In 2007, New York Times science writer John Tierney cited Taubes's book Good Calories, Bad Calories and discussed information cascades and the role of physiologist Ancel Keys in widely held beliefs related to diet and fat. Tierney follows Taubes in noting that a 2001 Cochrane meta-analysis of low-fat diets found that they had "no significant effect on mortality". Harriet A. Hall, however, criticizes Taubes for selectively quoting the meta-analysis.

2002

Taubes gained prominence in the low-carb diet debate following the publication of his 2002 New York Times Magazine piece "What if It's All Been a Big Fat Lie?". The article, which questioned the efficacy and health benefits of low-fat diets, was seen as defending the Atkins diet against the medical establishment, and it became extremely controversial. Some scholars interviewed for the article complained that Taubes misinterpreted their words or treated them out of context. Taubes himself stated: "[E]ven though I knew the article would be the most controversial article the Times Magazine ran all year, [the reaction] still shocked me." The Center for Science in the Public Interest published a rebuttal to the Times article in its November 2002 newsletter.
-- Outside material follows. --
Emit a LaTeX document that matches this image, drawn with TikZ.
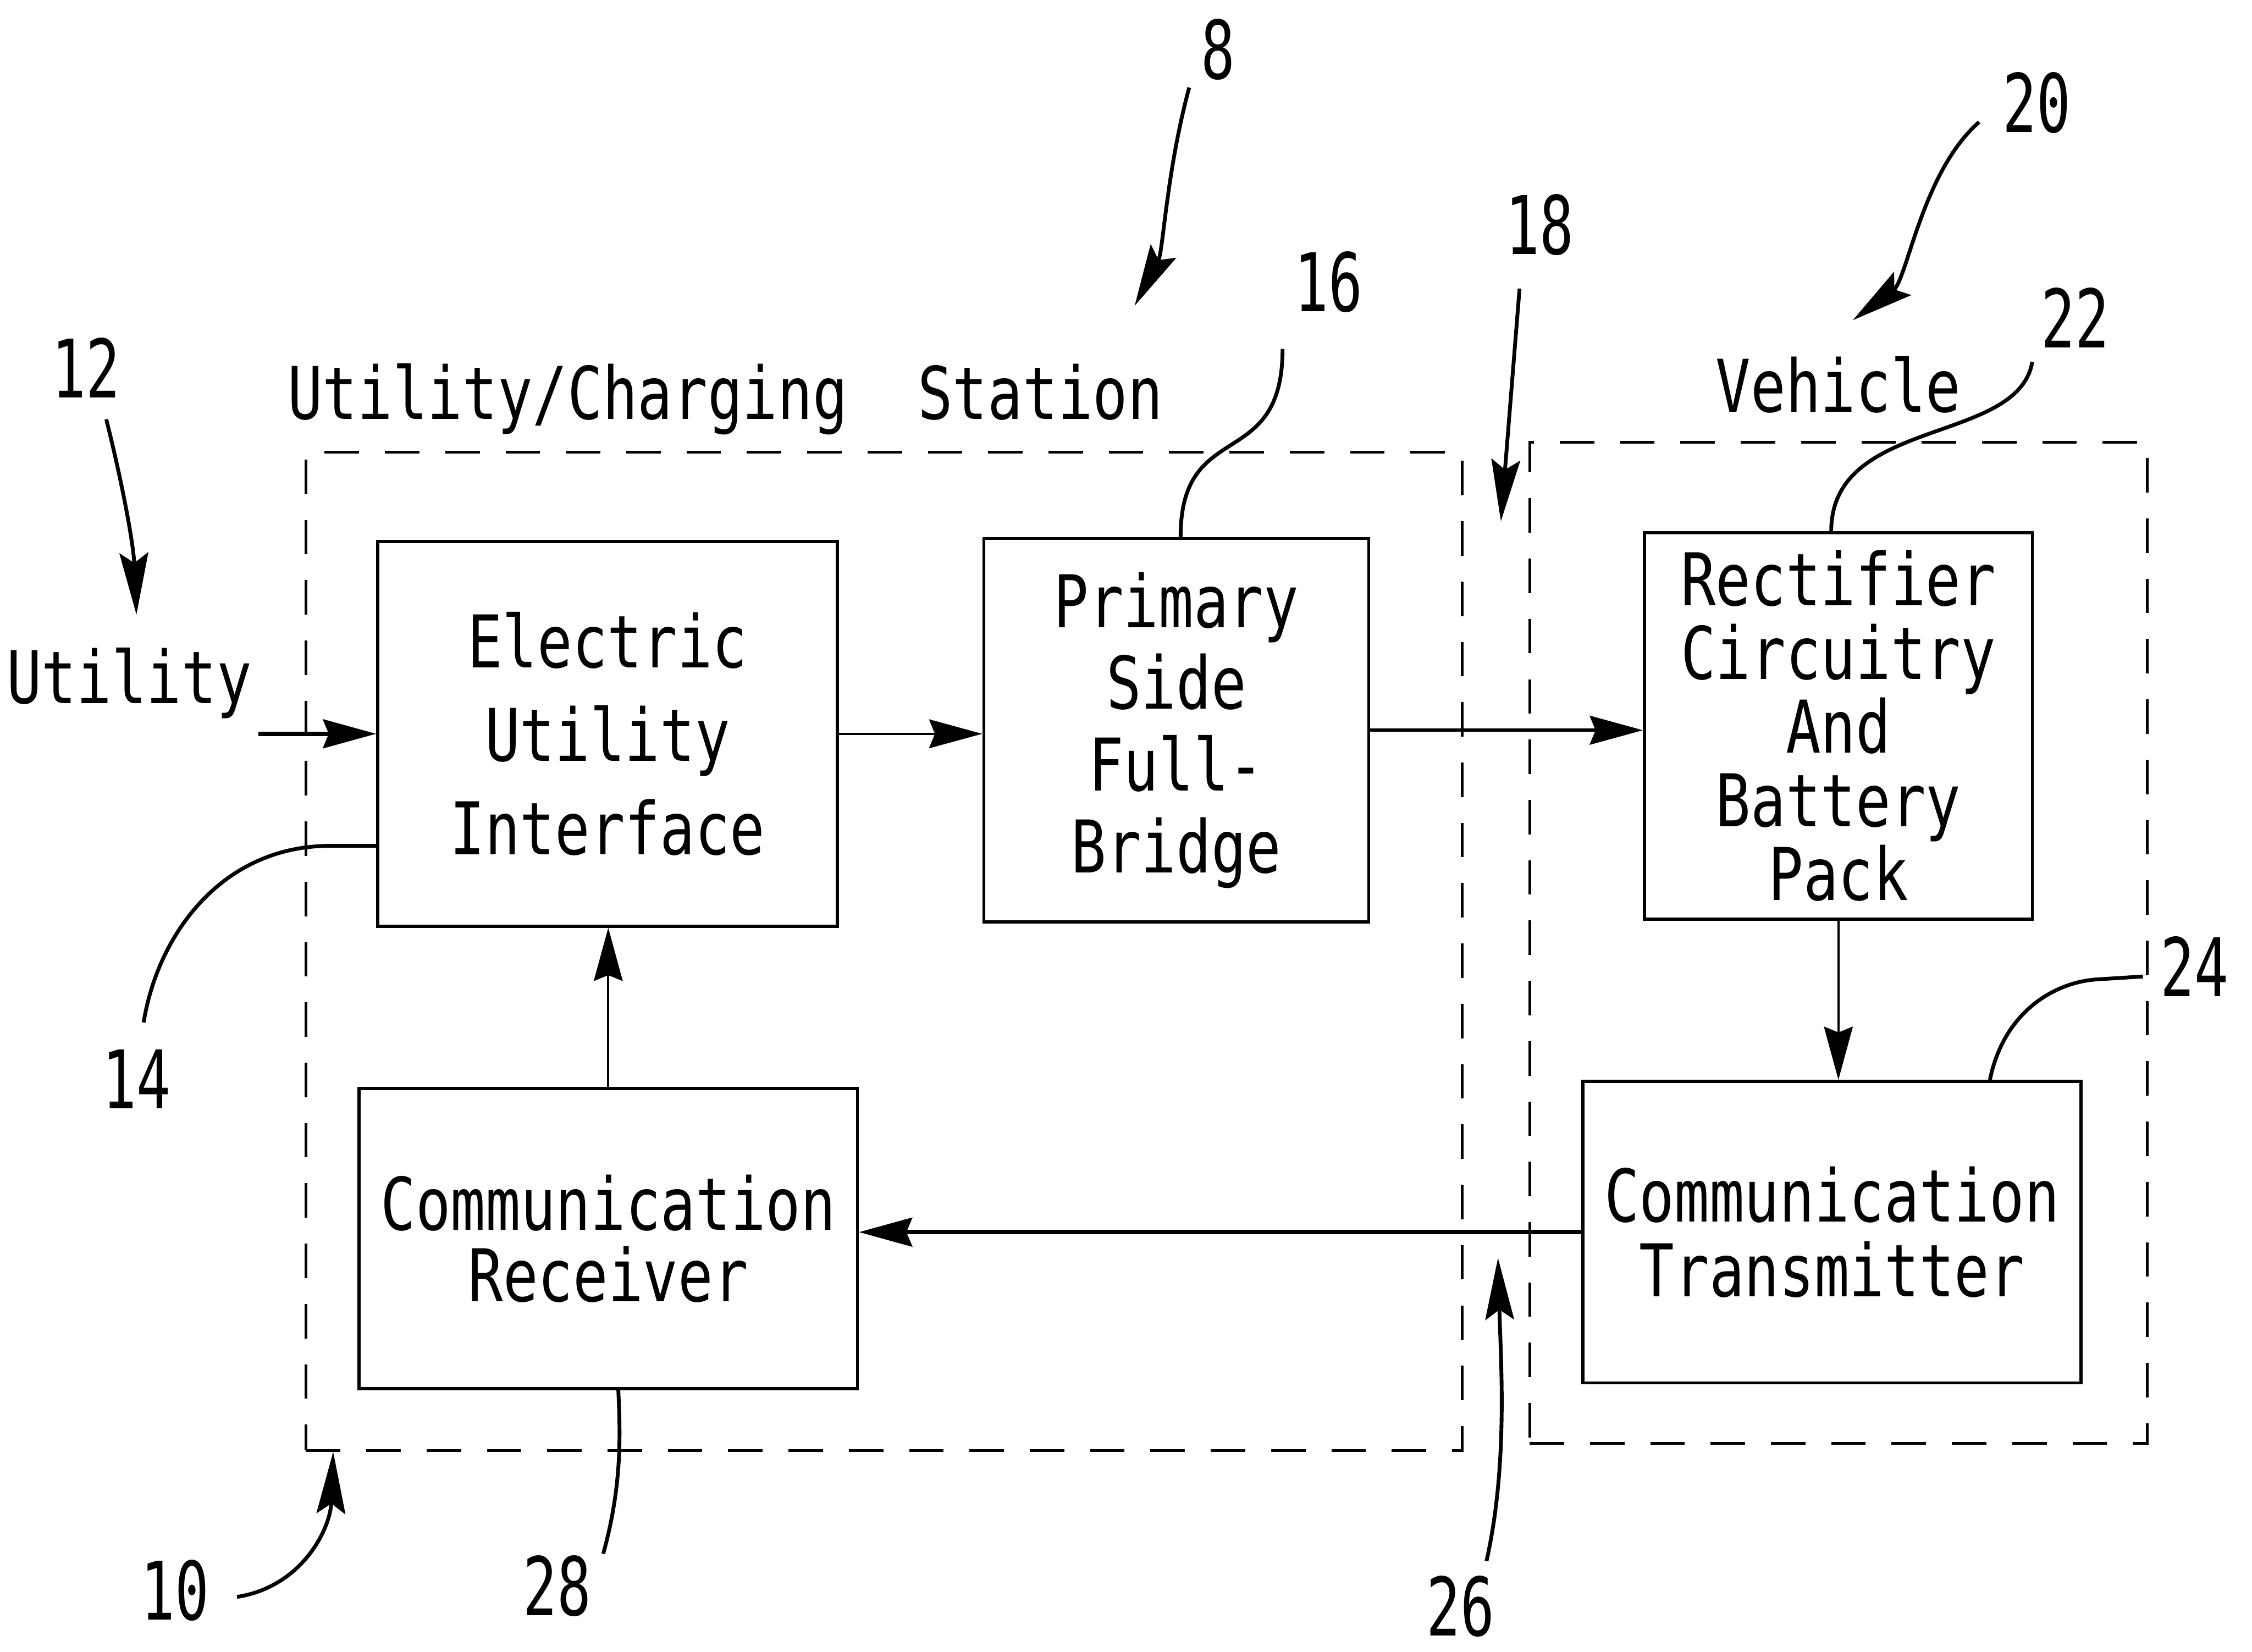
\documentclass[tikz,border=0pt]{standalone}
\usepackage{fontspec}
\usepackage{tikz}
\usetikzlibrary{arrows.meta, positioning, calc}
\newfontfamily\leroy[FakeStretch=0.8]{DejaVu Sans Mono}
\newfontfamily\leroynum[FakeStretch=0.7]{DejaVu Sans Mono}
\newcommand{\boxfont}[1]{\leroy\fontsize{14.4}{#1}\selectfont}
\tikzset{
    unitblock/.style={rectangle, draw=black, fill=white, line width=0.6pt, align=center, inner sep=0pt},
    zonebox/.style={rectangle, draw=black, line width=0.55pt, dash pattern=on 2.4mm off 1.8mm, inner sep=0pt},
    flowarrow/.style={-{Stealth[length=3.7mm, width=2mm, inset=0.4mm]}, line width=0.45pt},
    refarrow/.style={-{Stealth[length=4.3mm, width=2mm, inset=0.7mm]}, line width=0.75pt},
    leader/.style={line width=0.75pt},
    refnum/.style={font=\leroynum\fontsize{16}{18}\selectfont, inner sep=0pt, anchor=base},
    zonetitle/.style={font=\boxfont{17}, inner sep=0pt, anchor=base}
}

\begin{document}
\begin{tikzpicture}
\useasboundingbox (0,0) rectangle (15.68,11.50);

\node[zonebox, minimum width=8.05cm, minimum height=6.95cm] (station) at (6.155,4.875) {};
\node[zonebox, minimum width=4.30cm, minimum height=6.97cm] (vehicle) at (12.80,4.935) {};

\node[zonetitle] (stationtitle) at (5.05,8.58) {Utility/Charging\ \ Station};
\node[zonetitle] (vehicletitle) at (12.80,8.63) {Vehicle};
\node[zonetitle] (utilitytext) at (0.90,6.60) {Utility};

\node[unitblock, minimum width=3.20cm, minimum height=2.68cm, font=\boxfont{18.5}] (eui) at (4.23,6.39) {Electric\\Utility\\Interface};
\node[unitblock, minimum width=2.68cm, minimum height=2.67cm, font=\boxfont{16.2}] (psfb) at (8.19,6.415) {Primary\\Side\\Full-\\Bridge};
\node[unitblock, minimum width=2.70cm, minimum height=2.69cm, font=\boxfont{14.6}] (rect) at (12.80,6.445) {Rectifier\\Circuitry\\And\\Battery\\Pack};
\node[unitblock, minimum width=3.47cm, minimum height=2.09cm, font=\boxfont{14.2}] (crx) at (4.235,2.875) {Communication\\Receiver};
\node[unitblock, minimum width=3.47cm, minimum height=2.10cm, font=\boxfont{14.8}] (ctx) at (12.755,2.92) {Communication\\Transmitter};

\coordinate (utilin) at (1.80,6.39);
\draw[flowarrow, line width=0.9pt] (utilin) -- (utilin -| eui.west);
\draw[flowarrow] (eui.east) -- (eui.east -| psfb.west);
\draw[flowarrow, line width=0.7pt] (psfb.east) -- (psfb.east -| rect.west);
\draw[flowarrow] (rect.south) -- (rect.south |- ctx.north);
\draw[flowarrow, line width=0.9pt] (ctx.west) -- (ctx.west -| crx.east);
\draw[flowarrow] (crx.north) -- (crx.north |- eui.south);

\node[refnum] (n8) at (8.48,10.95) {8};
\node[refnum] (n12) at (0.60,8.73) {12};
\node[refnum] (n16) at (9.25,9.33) {16};
\node[refnum] (n18) at (10.72,9.73) {18};
\node[refnum] (n20) at (14.18,10.58) {20};
\node[refnum] (n22) at (14.45,9.08) {22};
\node[refnum] (n24) at (15.28,4.56) {24};
\node[refnum] (n14) at (0.95,3.78) {14};
\node[refnum] (n10) at (1.22,0.22) {10};
\node[refnum] (n28) at (3.88,0.25) {28};
\node[refnum] (n26) at (10.17,0.11) {26};

\coordinate (from12) at (0.74,8.58);
\coordinate (tip12) at (0.95,7.22);
\coordinate (from8) at (8.28,10.89);
\coordinate (tip8) at (7.90,9.37);
\coordinate (from16) at (8.93,9.07);
\coordinate (from18) at (10.58,9.49);
\coordinate (tip18) at (10.45,7.87);
\coordinate (from20) at (13.78,10.65);
\coordinate (tip20) at (12.90,9.27);
\coordinate (from22) at (14.15,8.98);
\coordinate (from24) at (14.92,4.70);
\coordinate (from14) at (1.00,4.38);
\coordinate (from10) at (1.65,0.38);
\coordinate (tip10) at (2.32,1.39);
\coordinate (from28) at (4.20,0.68);
\coordinate (from26) at (10.35,0.63);
\coordinate (tip26) at (10.43,2.74);

\draw[refarrow] (from12) .. controls (0.86,8.10) and (0.93,7.70) .. (tip12);
\draw[refarrow] (from8) .. controls (8.12,10.30) and (8.10,9.75) .. (tip8);
\draw[refarrow] (from18) -- (tip18);
\draw[refarrow] (from20) .. controls (13.38,10.30) and (13.28,9.55) .. (tip20);
\draw[refarrow] (from10) .. controls (2.10,0.45) and (2.30,0.85) .. (tip10);
\draw[refarrow] (from26) .. controls (10.50,1.30) and (10.45,2.00) .. (tip26);

\draw[leader] (from16) .. controls (8.93,8.20) and (8.22,8.60) .. ($(psfb.north)+(0.03,0)$);
\draw[leader] (from22) .. controls (14.05,8.40) and (12.75,8.60) .. ($(rect.north)+(-0.05,0)$);
\draw[leader] (from24) -- (14.60,4.68) .. controls (14.30,4.66) and (13.95,4.45) .. ($(ctx.north)+(1.10,0)$);
\draw[leader] (from14) .. controls (1.10,5.00) and (1.55,5.61) .. (2.30,5.61) -- ($(eui.west)+(0,-0.78)$);
\draw[leader] (from28) .. controls (4.33,1.15) and (4.32,1.50) .. ($(crx.south)+(0.07,0)$);

\end{tikzpicture}
\end{document}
Cardiologist John W. Farquhar commented that "Gary Taubes tricked us all into coming across as supporters of the Atkins diet."

1996

Taubes has won the Science in Society Journalism Award of the National Association of Science Writers three times and was awarded an MIT Knight Science Journalism Fellowship for 1996–97. He is a Robert Wood Johnson Foundation independent investigator in health policy.

1977

Born in Rochester, New York, Taubes studied applied physics at Harvard University (BS, 1977) and aerospace engineering at Stanford University (MS, 1978). After receiving a master's degree in journalism at Columbia University in 1981, Taubes joined Discover magazine as a staff reporter in 1982. Since then he has written numerous articles for Discover, Science and other magazines. Originally focusing on physics issues, his interests have more recently turned to medicine and nutrition. His brother, Clifford Henry Taubes, is the William Petschek Professor of Mathematics at Harvard University.

1956

Gary Taubes (born April 30, 1956) is an American journalist, writer and low-carbohydrate diet advocate. He is the author of Nobel Dreams (1987), Bad Science: The Short Life and Weird Times of Cold Fusion (1993), and Good Calories, Bad Calories (2007), titled The Diet Delusion (2008) in the UK and Australia. His book Why We Get Fat: And What to Do About It was released in December 2010. His central hypothesis is that carbohydrates over-stimulate the secretion of insulin, which causes the body to store fat. Some of the views propounded by Taubes are inconsistent with known science surrounding obesity.